Hello @ServerHome-Max,

 

Please let us know if the above suggestions helped to resolve the issue ?

 

Thanks,

TAM



I work at HPE
HPE Support Center offers support for your HPE services and products when and how you need it. Get started with HPE Support Center today.
[Any personal opinions expressed are mine, and not official statements on behalf of Hewlett Packard Enterprise]
Accept or Kudo
ServerHome-Max
Frequent Visitor

Re: HPE Apollo 4510 multiple errors

Hi,

Yes we already tried those steps before i created the post and didnt work. we have added 1600W PSU's and it has been in operation now since friday afternoon without shutting down. So hopefully that will proof to be the cause.
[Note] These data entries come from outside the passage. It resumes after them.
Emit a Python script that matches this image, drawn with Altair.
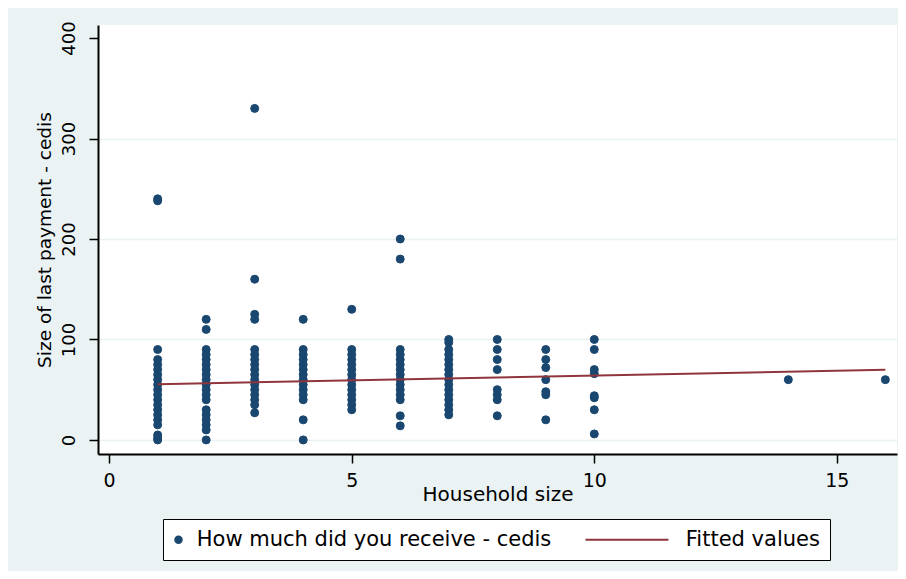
import altair as alt
import pandas as pd

# ---- data ----
series_pts = "How much did you receive - cedis"
series_fit = "Fitted values"

pay_hh1 = [240, 238, 90, 80, 75, 70, 65, 60, 55, 50, 45, 40, 35, 30, 25, 20, 15, 5, 2, 0]
pay_hh2 = [120, 110, 90, 85, 80, 75, 70, 65, 60, 55, 50, 45, 40, 30, 25, 20, 15, 10, 0]
pay_hh3 = [330, 160, 125, 120, 90, 85, 80, 75, 70, 65, 60, 55, 50, 45, 40, 35, 27]
pay_hh4 = [120, 90, 85, 80, 75, 70, 65, 60, 55, 50, 45, 40, 20, 0]
pay_hh5 = [130, 90, 85, 80, 75, 70, 65, 60, 55, 50, 45, 40, 35, 30]
pay_hh6 = [200, 180, 90, 85, 80, 75, 70, 65, 60, 55, 50, 45, 40, 24, 14]
pay_hh7 = [100, 97, 90, 85, 80, 75, 70, 65, 60, 55, 50, 45, 40, 35, 30, 25]
pay_hh8 = [100, 90, 80, 70, 50, 45, 40, 24]
pay_hh9 = [90, 80, 72, 60, 48, 45, 20]
pay_hh10 = [100, 90, 70, 66, 44, 42, 30, 6]
pay_hh14 = [60]
pay_hh16 = [60]

hh_sizes = [1, 2, 3, 4, 5, 6, 7, 8, 9, 10, 14, 16]
pay_lists = [pay_hh1, pay_hh2, pay_hh3, pay_hh4, pay_hh5, pay_hh6, pay_hh7,
             pay_hh8, pay_hh9, pay_hh10, pay_hh14, pay_hh16]

fit_x = [1, 16]
fit_y = [55.5, 69.8]

x_ticks = [0, 5, 10, 15]
y_ticks = [0, 100, 200, 300, 400]

rows = []
for h, lst in zip(hh_sizes, pay_lists):
    for v in lst:
        rows.append({"hh": h, "pay": v, "series": series_pts})
df_pts = pd.DataFrame(rows)
df_fit = pd.DataFrame({"hh": fit_x, "pay": fit_y, "series": series_fit})

# ---- styles ----
NAVY = "#1a476f"
MAROON = "#90353b"
BG = "#eaf2f3"
FONT = "DejaVu Sans"
LINE_SYMBOL = "M-25.3,0H0.3"

xscale = alt.Scale(domain=[-0.23, 16.24], nice=False, zero=False)
yscale = alt.Scale(domain=[-14, 413], nice=False, zero=False)
cscale = alt.Scale(domain=[series_pts, series_fit], range=[NAVY, MAROON])
sscale = alt.Scale(domain=[series_pts, series_fit], range=["circle", LINE_SYMBOL])

x_axis = alt.Axis(
    values=x_ticks, grid=False, title="Household size",
    labelFont=FONT, labelFontSize=19, labelColor="black", labelPadding=8,
    labelFlush=False, tickSize=9, tickWidth=1.5, tickColor="black",
    domainColor="black", domainWidth=2,
    titleFont=FONT, titleFontSize=20, titleFontWeight="normal", titleColor="black",
    titleBaseline="alphabetic", titleX=399.5, titleY=46,
)
y_axis = alt.Axis(
    values=y_ticks, grid=True, gridColor=BG, gridWidth=1.5,
    gridOpacity={"condition": {"test": "datum.value == 400", "value": 0}, "value": 1},
    title="Size of last payment - cedis",
    labelFont=FONT, labelFontSize=18, labelColor="black", labelAngle=270,
    labelAlign="center", labelBaseline="alphabetic", labelPadding=15,
    labelFlush=False, tickSize=9, tickWidth=1.5, tickColor="black",
    domainColor="black", domainWidth=2,
    titleFont=FONT, titleFontSize=18.5, titleFontWeight="normal", titleColor="black",
    titleAngle=270, titleAlign="center", titleBaseline="alphabetic",
    titleX=-48, titleY=214.5,
)

def make_legend():
    return alt.Legend(
        title=None, orient="none", legendX=65, legendY=494, direction="horizontal",
        strokeColor="black", fillColor="white", padding=10,
        symbolSize=42, symbolStrokeWidth=2, symbolOffset=-5,
        labelFont=FONT, labelFontSize=21, labelColor="black", labelOffset=7.8,
        labelLimit=0, columnPadding=29,
    )

points = alt.Chart(df_pts).mark_point(filled=False, size=64, strokeWidth=1, opacity=1).encode(
    x=alt.X("hh:Q", scale=xscale, axis=x_axis),
    y=alt.Y("pay:Q", scale=yscale, axis=y_axis),
    color=alt.Color("series:N", scale=cscale, legend=make_legend()),
    fill=alt.Fill("series:N", scale=cscale, legend=make_legend()),
    shape=alt.Shape("series:N", scale=sscale, legend=make_legend()),
)

fit = alt.Chart(df_fit).mark_line(color=MAROON, strokeWidth=2).encode(
    x=alt.X("hh:Q", scale=xscale),
    y=alt.Y("pay:Q", scale=yscale),
)

chart = alt.layer(points, fit).properties(
    width=799, height=429,
    autosize=alt.AutoSizeParams(type="none"),
    padding={"left": 90, "top": 17, "right": 1, "bottom": 117},
    background=BG,
).configure_view(fill="white", stroke=None)

chart.save("out.html", embed_options={"renderer": "svg", "actions": False})
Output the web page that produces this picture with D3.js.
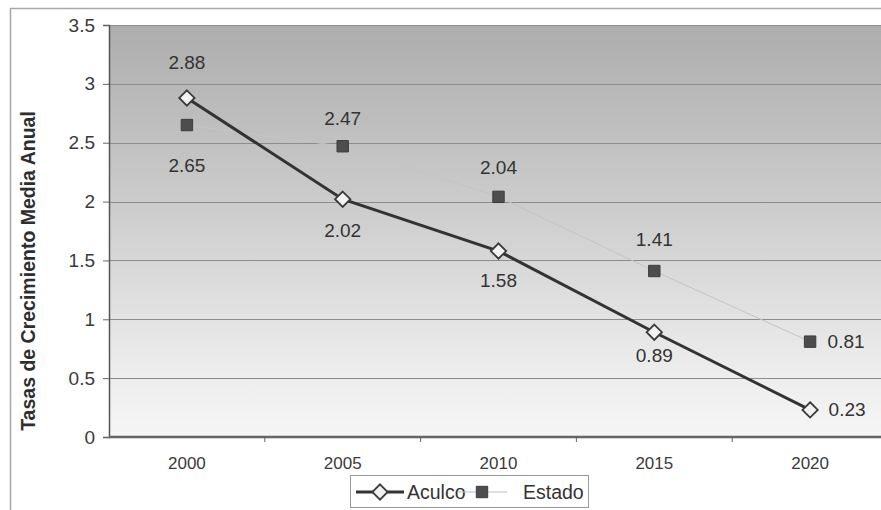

Ill keep you guys updated!

Tam92
HPE Pro

Re: HPE Apollo 4510 multiple errors

Hello,

 

Any updates?

 

Thanks,

TAM



I work at HPE
HPE Support Center offers support for your HPE services and products when and how you need it. Get started with HPE Support Center today.
[Any personal opinions expressed are mine, and not official statements on behalf of Hewlett Packard Enterprise]
Accept or Kudo
ServerHome-Max
Frequent Visitor
Solution

Re: HPE Apollo 4510 multiple errors

Hi Tam92,

So its been almost a week and so far no new errors and no sudden shut downs or such. So seems like it worked. But the strange thing is the 800W PSU's we tried didnt match the advisory information. So the advisory shouldnt be limited to 8J containing Serial tags and not to the specified PSU model. Others can also create the problem.

For now it seems like the problem has been solved!

Max

Sunitha_Mod
Honored Contributor

Re: HPE Apollo 4510 multiple errors

@ServerHome-Max 

Hello Max,

Perfect! 

We are glad to know the problem has been resolved and we appreciate you for keeping us updated.